A means to probe religious themes such as condemnation, confession, salvation, cleansing and rebirth, Portia Zvavahera’s work examines the links between spirituality and religion in postcolonial Africa. Working with a mix of oils, wax and silk screening on large canvas, Zvavahera’s style blends a series of enthusiastic (uninhibited) ink washes together with delicate and intentional linework to bring portraits of layered, otherworldly beings and their milieus.
Committed to this combination of gestural, spontaneous brush strokes and repetitive mark-making, Zvavahera’s latest solo exhibition with Stevenson, Pane rima rakakomba, follows suit. “When I say ‘Pane rima rakakomba’ it’s a spiritual thing. It’s the feeling of complete and total darkness, when you can’t see the light at the end of the tunnel and you feel hopeless,” explains Zvavahera.
Respectively titled “There’s too much darkness/ Hey bird, why did you lose your horn?/ There’s too much darkness/ Why have you come?/ There’s too much darkness/ I’m watching you/ You cannot take them/ There’s too much darkness,” together, the works forming Pane rima rakakomba reads like a visual hymn of supplication, informed by the fear, guilt and despair that comes from perpetual affliction.

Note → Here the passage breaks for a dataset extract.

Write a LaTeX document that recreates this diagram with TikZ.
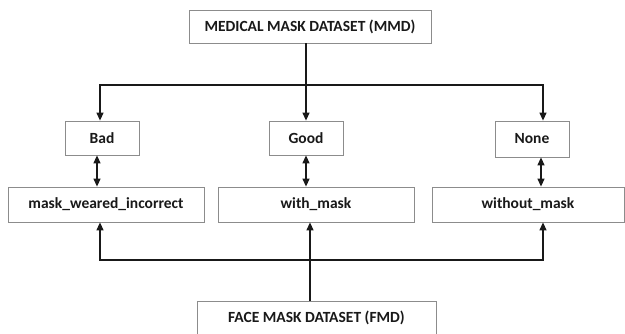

Seeping into (or emerging out of) fluid and floral backgrounds of ink, the figures foregrounded in Zvavahera’s works have few demarcations. Unclear where one ends and the other begins, the scenes make for a dream-like haziness. “That’s where my subject matter comes from,” explained Zvavahera who sleeps with a sketchbook under her pillow. Urgently cementing the unrefined sentiments that come as soon as she wakes from her dream-filled slumber, Zvavahera moves from this position because, “Dreams are like the future — telling, letting me know what to do next or what’s happening in the spirit world that I should be aware of. And then I should take action in prayer.”
A part of Shona folklore, the tale of Zizi naNhegure revolved around a horned owl who one day gathered all the birds of the forest for a meeting. The only bird with horns, Zizi used his difference to declare authority over all birds. Ruling with absolute power, Zizi’s reign went unchallenged until the fork-tailed drongo, Nhengure decided to test its vigour. Pecking the crown of the owl’s head, Nhengure shattered Zizi’s horns into a confetti of tiny feathers. A nocturnal bird, thriving in the shadows of the night, read within the framework of Shona folklore, the owl is an apparition signaling complete darkness.
What is comforting about Zvavahera’s work is the artist’s ownership and reimagination of divinity. In a world where religious figures are often self-righteous, blemish-free white beings sporting golden halos, Zvavahera’s figures are allusive, mystical, unlimited and lend themselves to a spirituality that goes beyond the narrowness of Western interpretations of the divine. And although her work lends itself to Christian referencing, Zvavahera’s message does not alienate secularity because the need to transcend suffering is a global, denomination-defying desire.